Built to Last

Be glad you are not on the Mississippi. The Father of Waters is pissed. He wants his valley back.

Posted by Fat Man at May 7, 2011 10:28 PM

He wants it back every spring and fall. Soon, we'll cease to call it a river and refer to the Great Mississippi Sea. Kansas City, Kansas will be on one coast, while East St. Louis will be on t'other. Then there will be two countries, West America and East America. We can then have a new war between the states, this time, East vs. West.

Posted by Jewel at May 7, 2011 10:46 PM

Look up John McPhee's article on the Atchafalaya. It will be interesting when New Orleans becomes obsolete.

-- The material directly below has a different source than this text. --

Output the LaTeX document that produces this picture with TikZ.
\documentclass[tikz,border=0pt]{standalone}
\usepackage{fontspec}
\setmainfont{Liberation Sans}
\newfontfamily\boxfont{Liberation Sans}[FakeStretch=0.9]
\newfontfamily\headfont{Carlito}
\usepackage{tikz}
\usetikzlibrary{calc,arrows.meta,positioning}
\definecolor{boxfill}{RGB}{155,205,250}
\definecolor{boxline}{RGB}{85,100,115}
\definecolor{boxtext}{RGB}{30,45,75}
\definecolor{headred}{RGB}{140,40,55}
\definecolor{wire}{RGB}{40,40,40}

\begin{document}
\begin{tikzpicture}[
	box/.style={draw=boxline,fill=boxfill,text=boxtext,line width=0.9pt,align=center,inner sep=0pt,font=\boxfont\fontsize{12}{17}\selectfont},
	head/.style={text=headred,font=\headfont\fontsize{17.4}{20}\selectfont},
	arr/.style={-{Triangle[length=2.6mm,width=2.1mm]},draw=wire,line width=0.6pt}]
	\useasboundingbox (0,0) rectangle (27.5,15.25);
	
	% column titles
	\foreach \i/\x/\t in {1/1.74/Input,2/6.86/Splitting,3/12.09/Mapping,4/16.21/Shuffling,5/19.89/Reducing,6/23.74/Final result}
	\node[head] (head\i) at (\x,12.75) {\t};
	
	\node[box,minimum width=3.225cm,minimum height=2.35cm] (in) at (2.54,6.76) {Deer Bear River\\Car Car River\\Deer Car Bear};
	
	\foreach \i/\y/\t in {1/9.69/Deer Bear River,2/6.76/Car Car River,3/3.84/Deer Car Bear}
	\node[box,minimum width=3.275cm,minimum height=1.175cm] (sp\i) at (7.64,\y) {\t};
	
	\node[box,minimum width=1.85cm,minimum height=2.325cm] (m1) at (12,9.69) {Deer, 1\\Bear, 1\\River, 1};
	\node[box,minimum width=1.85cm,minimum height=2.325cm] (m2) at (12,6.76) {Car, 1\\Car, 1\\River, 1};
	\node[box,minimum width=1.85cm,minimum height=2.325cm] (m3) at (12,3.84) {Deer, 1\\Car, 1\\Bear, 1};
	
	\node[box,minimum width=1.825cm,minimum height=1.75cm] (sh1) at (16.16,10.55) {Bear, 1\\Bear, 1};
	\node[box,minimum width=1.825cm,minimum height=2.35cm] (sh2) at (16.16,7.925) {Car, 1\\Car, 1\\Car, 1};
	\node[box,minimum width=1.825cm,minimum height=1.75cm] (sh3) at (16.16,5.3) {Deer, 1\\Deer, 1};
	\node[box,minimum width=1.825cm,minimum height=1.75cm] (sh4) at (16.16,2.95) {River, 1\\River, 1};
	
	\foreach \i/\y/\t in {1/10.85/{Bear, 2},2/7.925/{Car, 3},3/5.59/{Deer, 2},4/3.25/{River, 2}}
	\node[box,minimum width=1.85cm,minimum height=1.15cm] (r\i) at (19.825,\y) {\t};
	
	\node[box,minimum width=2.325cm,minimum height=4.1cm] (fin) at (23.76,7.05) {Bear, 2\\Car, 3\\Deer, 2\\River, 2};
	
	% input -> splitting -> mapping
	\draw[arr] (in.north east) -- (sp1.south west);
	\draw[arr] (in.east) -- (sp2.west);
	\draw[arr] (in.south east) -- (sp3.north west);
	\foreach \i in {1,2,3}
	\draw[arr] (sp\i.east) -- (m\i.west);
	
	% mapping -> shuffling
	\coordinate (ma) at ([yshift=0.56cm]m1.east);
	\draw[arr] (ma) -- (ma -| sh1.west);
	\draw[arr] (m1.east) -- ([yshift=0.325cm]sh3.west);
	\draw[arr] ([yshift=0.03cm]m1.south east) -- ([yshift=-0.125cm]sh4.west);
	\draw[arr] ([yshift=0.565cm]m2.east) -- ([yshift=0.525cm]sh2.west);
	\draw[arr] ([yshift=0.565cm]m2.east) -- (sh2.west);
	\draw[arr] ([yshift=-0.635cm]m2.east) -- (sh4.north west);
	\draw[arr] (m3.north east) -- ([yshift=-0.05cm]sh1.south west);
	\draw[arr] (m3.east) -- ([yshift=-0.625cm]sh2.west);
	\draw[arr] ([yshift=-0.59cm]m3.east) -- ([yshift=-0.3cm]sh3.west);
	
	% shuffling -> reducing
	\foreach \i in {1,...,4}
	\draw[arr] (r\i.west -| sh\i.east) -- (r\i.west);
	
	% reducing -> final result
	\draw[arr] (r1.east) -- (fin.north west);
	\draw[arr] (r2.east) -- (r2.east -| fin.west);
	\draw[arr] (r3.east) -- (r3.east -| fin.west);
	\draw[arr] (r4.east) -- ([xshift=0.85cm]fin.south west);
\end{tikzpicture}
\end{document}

Posted by B. Durbin at May 19, 2012 10:35 AM

The men who designed that mill, would never countenance the building flooding, they would have consulted river flood levels and built in a safety factor for what we now call the 200-year flood occurrence.

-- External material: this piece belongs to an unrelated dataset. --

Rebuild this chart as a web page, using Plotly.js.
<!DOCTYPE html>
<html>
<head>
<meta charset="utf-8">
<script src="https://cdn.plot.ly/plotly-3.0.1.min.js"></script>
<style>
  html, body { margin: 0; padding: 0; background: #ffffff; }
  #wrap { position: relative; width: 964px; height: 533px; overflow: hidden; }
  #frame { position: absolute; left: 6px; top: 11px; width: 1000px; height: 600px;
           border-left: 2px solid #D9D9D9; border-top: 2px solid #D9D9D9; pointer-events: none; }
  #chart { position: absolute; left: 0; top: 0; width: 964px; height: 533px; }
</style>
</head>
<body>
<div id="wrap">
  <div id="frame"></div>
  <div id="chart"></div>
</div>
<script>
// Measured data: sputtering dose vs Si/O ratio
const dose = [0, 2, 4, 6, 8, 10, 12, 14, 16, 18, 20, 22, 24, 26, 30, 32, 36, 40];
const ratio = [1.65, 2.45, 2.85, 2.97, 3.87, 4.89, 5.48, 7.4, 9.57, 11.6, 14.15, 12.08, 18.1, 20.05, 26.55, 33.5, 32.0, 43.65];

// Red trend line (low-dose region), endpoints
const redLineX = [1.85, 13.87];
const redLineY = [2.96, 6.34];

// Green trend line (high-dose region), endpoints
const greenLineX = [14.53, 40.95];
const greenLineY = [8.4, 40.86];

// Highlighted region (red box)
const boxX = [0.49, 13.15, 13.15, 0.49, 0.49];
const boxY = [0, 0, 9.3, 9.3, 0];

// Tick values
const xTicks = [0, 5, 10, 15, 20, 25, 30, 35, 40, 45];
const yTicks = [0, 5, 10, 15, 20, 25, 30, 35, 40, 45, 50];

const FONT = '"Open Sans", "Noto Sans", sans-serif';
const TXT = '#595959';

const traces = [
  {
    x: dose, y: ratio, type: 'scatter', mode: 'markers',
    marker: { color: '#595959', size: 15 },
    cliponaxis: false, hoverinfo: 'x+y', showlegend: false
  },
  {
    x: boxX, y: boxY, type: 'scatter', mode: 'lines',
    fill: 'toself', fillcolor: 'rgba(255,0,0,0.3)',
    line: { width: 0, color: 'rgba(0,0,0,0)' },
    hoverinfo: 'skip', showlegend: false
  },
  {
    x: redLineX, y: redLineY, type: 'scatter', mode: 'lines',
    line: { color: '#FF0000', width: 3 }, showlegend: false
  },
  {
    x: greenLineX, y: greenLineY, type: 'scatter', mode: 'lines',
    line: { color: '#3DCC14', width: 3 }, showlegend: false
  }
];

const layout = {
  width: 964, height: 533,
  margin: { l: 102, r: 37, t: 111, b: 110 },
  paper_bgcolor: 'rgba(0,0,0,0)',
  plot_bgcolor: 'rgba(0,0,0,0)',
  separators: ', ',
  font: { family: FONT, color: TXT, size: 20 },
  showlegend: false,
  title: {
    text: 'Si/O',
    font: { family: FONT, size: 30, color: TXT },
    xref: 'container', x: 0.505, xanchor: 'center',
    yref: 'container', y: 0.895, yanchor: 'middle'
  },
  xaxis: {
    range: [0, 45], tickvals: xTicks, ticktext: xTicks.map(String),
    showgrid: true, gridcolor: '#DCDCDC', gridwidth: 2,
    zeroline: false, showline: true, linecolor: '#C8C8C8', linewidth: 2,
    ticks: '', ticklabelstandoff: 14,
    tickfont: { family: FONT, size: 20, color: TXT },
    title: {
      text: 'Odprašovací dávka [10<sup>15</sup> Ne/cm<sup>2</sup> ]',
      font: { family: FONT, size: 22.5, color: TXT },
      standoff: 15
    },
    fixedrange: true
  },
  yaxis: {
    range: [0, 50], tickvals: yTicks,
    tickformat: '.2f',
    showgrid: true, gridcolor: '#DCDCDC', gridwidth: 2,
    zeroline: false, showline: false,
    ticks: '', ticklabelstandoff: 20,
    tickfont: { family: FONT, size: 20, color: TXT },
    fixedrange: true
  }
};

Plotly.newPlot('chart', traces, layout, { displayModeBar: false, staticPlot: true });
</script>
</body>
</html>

This modern flooding is a consequence, I would guess of too little thought when upstream carparks and large impervious areas are drained into the river with little thought. These create near instantaneous flows whereas before these undeveloped areas would have been grass and highly absorbent of moisture (thus releasing water flow slowly and reducing peak flow height).

Too bad, the higher flows are probably overtopping the original damp-proof course and creating lasting damage.

Posted by cascadian at May 20, 2012 12:01 AM

Beautiful picture. Where is this mill??...looks kind of like one of the original mills at Lowell.